Finance Minister Katy Gallagher has described the behaviour at PwC as "outrageous".

Finance Minister Katy Gallagher has described the behaviour at PwC as "outrageous". Photo: AAP

The Albanese government says it won’t let an advertising blitz stop it overhauling Australia’s workplace laws, in a bid to get stagnant wages moving.

The Australian Chamber of Commerce and Industry is launching a campaign opposing the government’s industrial relations bill, arguing it will cost workers jobs rather that lift wages.

The bill has already passed the lower house and will be debated in the Senate in the next fortnight. The government wants it to become law by by the end of the year.

Labor’s senate leader Katy Gallagher said the fierce opposition to the bill wouldn’t shake the government’s belief it was the right course of action.

“We won’t be distracted by an advertising campaign and we will continue to advocate on behalf of working Australians and getting wages moving,” she told the ABC.

“We’ll fight for this legislation on its merits and we’ve been doing that since the legislation has been released … where people spend money on advertising campaigns is their decision, some will argue money could be better spent on other things, but that is their decision.

Senator Gallagher said she was hopeful the Senate would sit two extra days – Fridays this week and next – to ensure the bill passed before the end of the year.

Tasmanian Senator Jacqui Lambie, who has been a critic of the legislation, again suggested the government split the bill to quickly pass changes that had broad agreement.
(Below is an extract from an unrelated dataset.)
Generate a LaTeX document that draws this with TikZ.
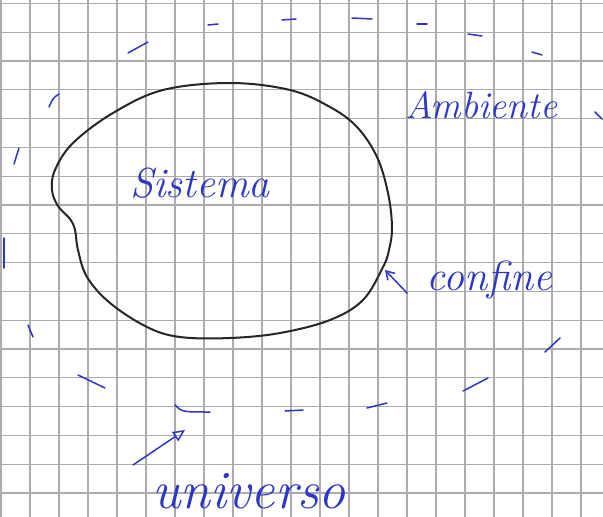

“We [can] come back to the other 10 or 15 per cent of it after Christmas, simple as that, it won’t make a goddamn difference to rising wages,” she told Nine.

“Small business did it tough through COVID … I do not want to slam them with unintended consequences that may come out of this bill.”

But Senator Gallagher said that separating contentious elements like multi-employer bargaining defeated the entire point of the bill.

“When it is all about getting the bargaining system working, and particularly for low-wage industries to make sure that we’ve got the system in place, if you take out a reasonably sized piece of that system, what you’re trying to achieve with the bill will be compromised,” she said.

Liberal frontbencher Dan Tehan said having the bill scrapped – rather than split – was the opposition’s priority.

“They’ve got no mandate for it, and there is nothing which shows in any way it will do what the government is hoping for it to do,” he told Sky News.

“It was cooked up before the job summit to make sure that the union movement stayed quiet … this is about Labor looking after their union mates at the expense of small and medium-sized businesses.”